Posted on 08/09/2015 9:18:49 AM PDT by afraidfortherepublic
Initially seen as the Army's answer to how to settle the frontier, the camels eventually became a literal beast of burden, with no home on the range.
In the 1880s, a wild menace haunted the Arizona territory. It was known as the Red Ghost, and its legend grew as it roamed the high country. It trampled a woman to death in 1883. It was rumored to stand 30 feet tall. A cowboy once tried to rope the Ghost, but it turned and charged his mount, nearly killing them both. One man chased it, then claimed it disappeared right before his eyes. Another swore it devoured a grizzly bear.
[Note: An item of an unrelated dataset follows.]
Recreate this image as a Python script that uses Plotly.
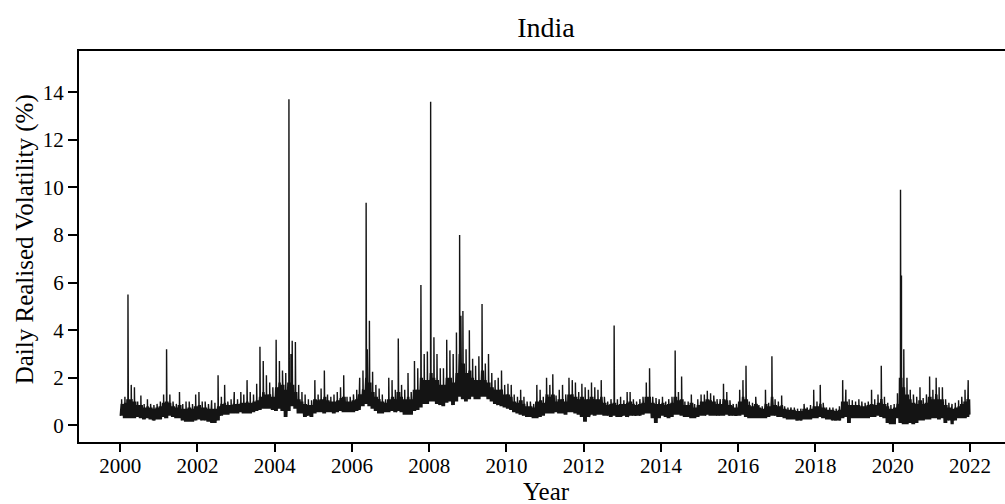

"The eyewitnesses said it was a devilish looking creature strapped on the back of some strange-looking beast," Marshall Trimble, Arizona's official state historian, tells me.
Months after the first attacks, a group of miners spotted the Ghost along the Verde River. As Trimble explained in Arizoniana, his book about folk tales of the Old West, they took aim at the creature. When it fled their gunfire, something shook loose and landed on the ground. The miners approached the spot where it fell. They saw a human skull lying in the dirt, bits of skin and hair still stuck to bone.
(Excerpt) Read more at smithsonianmag.com ...
They went to Hollywood. Really!
And vice versa. Trust me on this.
Yep. Mosquitos got most of 'em, and carried 'em off.